The design studio Workstead – which overhauled the great Dewberry hotel in Charleston, as well as the recently opened Rivertown Lodge in Hudson – has opened a studio and showroom on the main street of nearby Warren for similar reasons. “Geographically, the decision made a lot of sense,” says Workstead co-founder Mr Robert Highsmith. “Stefanie [Brechbuehler, his partner in business and life] and I live in a rural farmhouse in Columbia County, within 90 minutes of NYC. Having a workspace and showroom in Hudson allows us to engage in Hudson’s ongoing transformation, to be a part of a smaller creative community, while also maintaining the larger cultural context of the studio in Brooklyn.”
The city of Hudson – a mishmash of Italianate, Georgian, Federalist and just generally ’Murican architecture, built on the spoils of the whaling industry – Mr Highsmith says, “is bustling with creativity and ripe for collaboration… There are a lot of fabricators, antique dealers and fellow designers that we work with to execute some of our interiors projects and lighting collections, making our presence in Hudson even more meaningful.”
Mr Pelaccio has also expanded his presence in the area with the Malaysian-inflected BackBar, which recently hosted a glorious natural wine festival. And he’s also been instrumental in the menu design for the newly opened Hotel Kinsley in nearby Kingston, NY, a project from Mr Taavo Somer, formerly of Freemans Sporting Club, which aims, at least in part, to become a gathering place, nerve centre and lobby area for both the native and visiting populations to the area. “The classic function of a hotel,” Mr Somer says. “Yeah, that was always the goal.”

Applestone Meat Company 24/7 vending machines. Photograph by Ms Jennifer May, courtesy of Applestone Meat Company
The Kinsley is a lovely refurbishment of an old bank building (check-in is in the vault) on a quaint corner of the very walkable pre-Revolution town of Kingston. Mr Somer still has business in NYC (he just opened Ray’s Bar on the Lower East Side with his partners, Messrs Justin Theroux and Carlos Quirarte), but says he feels “far more productive, healthier, and happier,” since he relocated to the area in 2008, when he and his now wife bought a house in Accord. He too has plans for more: “a grab-n-go market called Fare & Main as well as a pizza place called Lola, both in Kingston,” he says.
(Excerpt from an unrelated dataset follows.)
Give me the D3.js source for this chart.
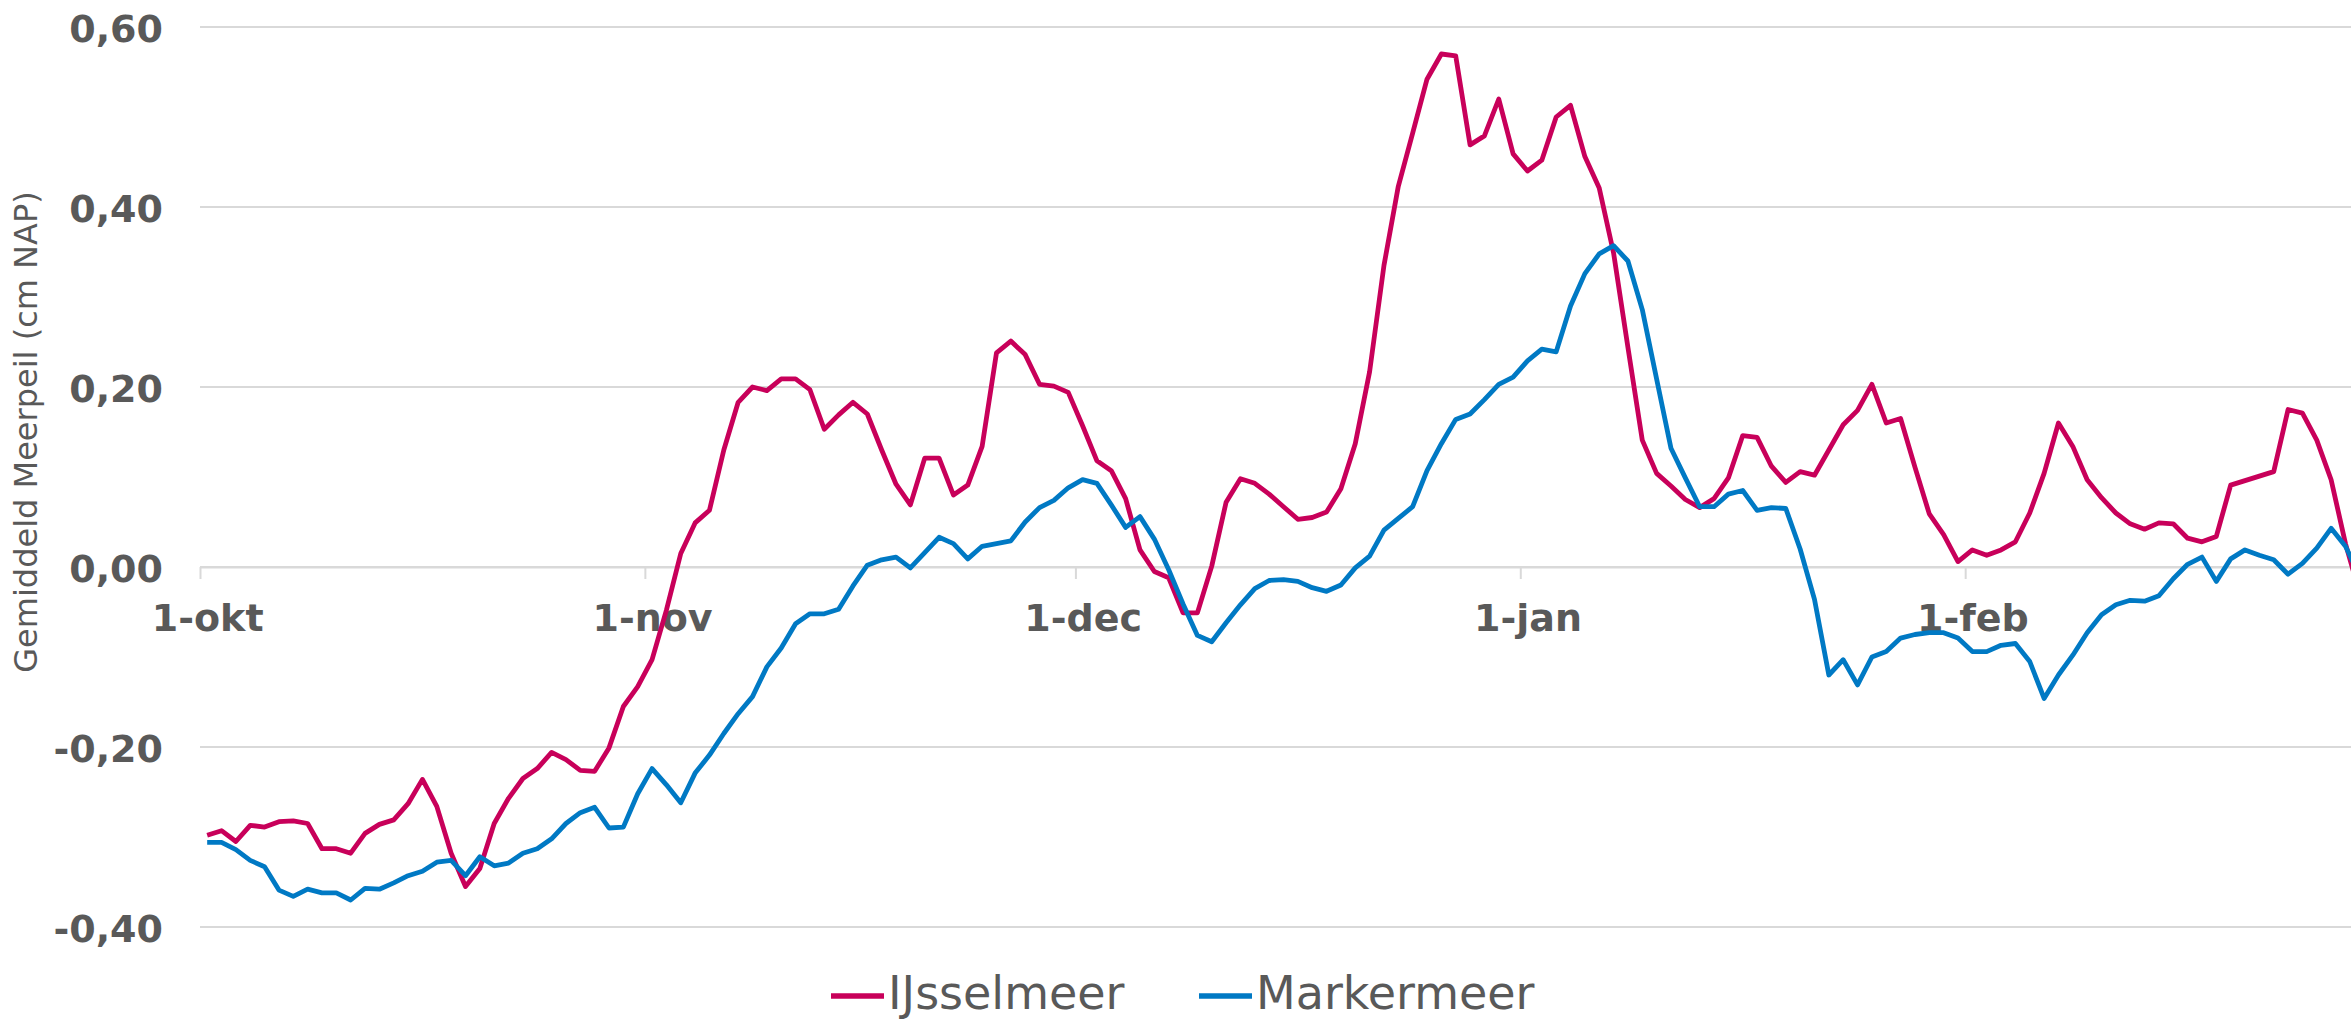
<!DOCTYPE html>
<html>
<head>
<meta charset="utf-8">
<script src="https://cdn.jsdelivr.net/npm/d3@7"></script>
<style>
  body { margin: 0; background: #ffffff; }
  #chart svg { display: block; }
  .axis text { font-family: "DejaVu Sans", Verdana, sans-serif; font-weight: bold; font-size: 38px; fill: #595959; }
</style>
</head>
<body>
<div id="chart"></div>
<script>
// daily mean lake level, 1 okt .. end of feb (cm NAP as labelled)
var startDay = new Date(Date.UTC(2022, 9, 1));
var endDay = new Date(Date.UTC(2023, 2, 1));

var seriesNames = ["IJsselmeer", "Markermeer"];
var seriesColors = ["#c8005a", "#0079c4"];

var ijsselmeer = [
  -0.298, -0.293, -0.305, -0.287, -0.289, -0.283, -0.282, -0.285, -0.313, -0.313,
  -0.318, -0.296, -0.286, -0.281, -0.263, -0.236, -0.266, -0.318, -0.355, -0.335,
  -0.285, -0.257, -0.235, -0.224, -0.206, -0.214, -0.226, -0.227, -0.201, -0.155,
  -0.133, -0.103, -0.048, 0.015, 0.049, 0.063, 0.130, 0.183, 0.200, 0.196,
  0.209, 0.209, 0.197, 0.153, 0.169, 0.183, 0.170, 0.130, 0.092, 0.069,
  0.121, 0.121, 0.080, 0.091, 0.134, 0.238, 0.251, 0.236, 0.203, 0.201,
  0.194, 0.157, 0.118, 0.107, 0.076, 0.019, -0.005, -0.012, -0.051, -0.051,
  0.001, 0.072, 0.098, 0.093, 0.081, 0.067, 0.053, 0.055, 0.061, 0.087,
  0.137, 0.217, 0.335, 0.423, 0.482, 0.542, 0.570, 0.568, 0.469, 0.479,
  0.520, 0.459, 0.440, 0.452, 0.500, 0.513, 0.456, 0.421, 0.349, 0.244,
  0.141, 0.104, 0.090, 0.075, 0.066, 0.076, 0.099, 0.146, 0.144, 0.112,
  0.094, 0.106, 0.102, 0.130, 0.158, 0.174, 0.203, 0.160, 0.165, 0.111,
  0.059, 0.036, 0.006, 0.019, 0.013, 0.019, 0.028, 0.060, 0.104, 0.160,
  0.134, 0.097, 0.077, 0.060, 0.048, 0.042, 0.049, 0.048, 0.032, 0.028,
  0.034, 0.091, 0.096, 0.101, 0.106, 0.175, 0.171, 0.141, 0.097, 0.026,
  -0.030
];

var markermeer = [
  -0.306, -0.306, -0.314, -0.326, -0.333, -0.359, -0.366, -0.358, -0.362, -0.362,
  -0.370, -0.357, -0.358, -0.351, -0.343, -0.338, -0.328, -0.326, -0.343, -0.322,
  -0.332, -0.329, -0.318, -0.313, -0.302, -0.285, -0.273, -0.267, -0.290, -0.289,
  -0.252, -0.224, -0.242, -0.262, -0.229, -0.209, -0.185, -0.163, -0.144, -0.111,
  -0.090, -0.063, -0.052, -0.052, -0.047, -0.021, 0.002, 0.008, 0.011, -0.001,
  0.016, 0.033, 0.026, 0.009, 0.023, 0.026, 0.029, 0.050, 0.066, 0.074,
  0.088, 0.097, 0.093, 0.069, 0.044, 0.056, 0.031, -0.003, -0.041, -0.076,
  -0.083, -0.062, -0.042, -0.024, -0.015, -0.014, -0.016, -0.023, -0.027, -0.020,
  -0.001, 0.012, 0.041, 0.054, 0.067, 0.107, 0.137, 0.164, 0.170, 0.186,
  0.203, 0.211, 0.229, 0.242, 0.239, 0.290, 0.326, 0.348, 0.357, 0.340,
  0.286, 0.209, 0.132, 0.099, 0.067, 0.067, 0.081, 0.085, 0.063, 0.066,
  0.065, 0.020, -0.036, -0.120, -0.103, -0.131, -0.100, -0.094, -0.079, -0.075,
  -0.073, -0.073, -0.079, -0.094, -0.094, -0.087, -0.085, -0.105, -0.146, -0.120,
  -0.098, -0.073, -0.053, -0.042, -0.037, -0.038, -0.032, -0.013, 0.003, 0.011,
  -0.016, 0.009, 0.019, 0.013, 0.008, -0.008, 0.004, 0.021, 0.043, 0.023,
  -0.010
];

var yTicks = [-0.4, -0.2, 0, 0.2, 0.4, 0.6];
var monthStarts = [
  new Date(Date.UTC(2022, 9, 1)),
  new Date(Date.UTC(2022, 10, 1)),
  new Date(Date.UTC(2022, 11, 1)),
  new Date(Date.UTC(2023, 0, 1)),
  new Date(Date.UTC(2023, 1, 1))
];
var monthLabels = ["1-okt", "1-nov", "1-dec", "1-jan", "1-feb"];
var yTitle = "Gemiddeld Meerpeil (cm NAP)";

function chart() {
    var margin = {top: 27, left: 200},
        totalWidth = 2351,
        totalHeight = 1021,
        width = 2167,
        height = 900;

    var root = d3.select("#chart").append("svg")
        .attr("width", totalWidth)
        .attr("height", totalHeight);

    var svg = root.append("g")
        .attr("transform", "translate(" + margin.left + "," + margin.top + ")");

    var x = d3.scaleUtc().domain([startDay, endDay]).range([0, width]);
    var y = d3.scaleLinear().domain([-0.4, 0.6]).range([height, 0]);

    // dates as middle of the day, like a date axis in excel
    function dayMid(i) { return d3.utcHour.offset(d3.utcDay.offset(startDay, i), 12); }
    var halfDay = x(dayMid(0)) - x(startDay);

    // grid
    svg.append("g")
      .selectAll("line")
      .data(yTicks)
      .enter()
      .append("line")
        .attr("x1", 0)
        .attr("x2", width)
        .attr("y1", function(d) { return y(d); })
        .attr("y2", function(d) { return y(d); })
        .style("stroke", "#d9d9d9")
        .style("stroke-width", 2);

    var nl = d3.formatLocale({decimal: ",", thousands: ".", grouping: [3], currency: ["€", ""], minus: "-"});
    var fmt = nl.format(".2f");

    var yAxis = d3.axisLeft(y).tickValues(yTicks).tickSize(0).tickPadding(37).tickFormat(fmt);
    var gy = svg.append("g").attr("class", "axis").call(yAxis);
    gy.select(".domain").remove();
    gy.selectAll("text").attr("dy", "0.38em");

    var xAxis = d3.axisBottom(x)
        .tickValues(monthStarts)
        .tickSize(12)
        .tickSizeOuter(0)
        .tickPadding(25)
        .tickFormat(function(d, i) { return monthLabels[i]; });
    var gx = svg.append("g")
        .attr("class", "axis")
        .attr("transform", "translate(0," + y(0) + ")")
        .call(xAxis);
    gx.select(".domain").style("stroke", "#d9d9d9").style("stroke-width", 2);
    gx.selectAll(".tick line").style("stroke", "#d9d9d9").style("stroke-width", 2);
    gx.selectAll(".tick text").attr("x", halfDay);

    var line = d3.line()
        .x(function(d, i) { return x(dayMid(i)); })
        .y(function(d) { return y(d); });

    [ijsselmeer, markermeer].forEach(function(vals, k) {
        svg.append("path")
            .datum(vals)
            .attr("d", line)
            .style("fill", "none")
            .style("stroke", seriesColors[k])
            .style("stroke-width", 4.8)
            .style("stroke-linejoin", "round");
    });

    root.append("text")
        .attr("transform", "translate(37,432) rotate(-90)")
        .attr("text-anchor", "middle")
        .style("font-family", "'DejaVu Sans', Verdana, sans-serif")
        .style("font-size", "32px")
        .style("fill", "#595959")
        .text(yTitle);

    // legend, kept just inside the bottom edge
    var legendX = [831, 1199];
    var legend = root.append("g").attr("transform", "translate(0,996)");
    seriesNames.forEach(function(name, k) {
        legend.append("line")
            .attr("x1", legendX[k]).attr("x2", legendX[k] + 53)
            .attr("y1", 0).attr("y2", 0)
            .style("stroke", seriesColors[k])
            .style("stroke-width", 5.5);
        legend.append("text")
            .attr("x", legendX[k] + 57)
            .attr("y", 13)
            .style("font-family", "'DejaVu Sans', Verdana, sans-serif")
            .style("font-size", "46px")
            .style("fill", "#595959")
            .text(name);
    });

    return svg;
}

chart();
</script>
</body>
</html>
You really can feel the positive energy, polishing development and encouraging aesthetic improvements being made everywhere in the area. Call it gentrification, perhaps, or even urban flight, but the improvements look amazing to my city-fied eyes: for one, the incredible Japanese-style vending machines at Applestone Meat Company (honestly, this is the coolest thing I’ve ever seen), with a dedicated machine each for beef, pork, lamb and odd bits, all open 24 hours. Then, of course, there is the tavern at Rivertown Lodge, with its North African-inspired menu from Mr Gabriele Gulielmetti, the _Bon Appétit _favourite, Lil’ Deb’s Oasis, a kaleidoscopic Caribbean-style joint, and… well, you start to understand how a New Yorker could lose his way up in these parts and just never make it back.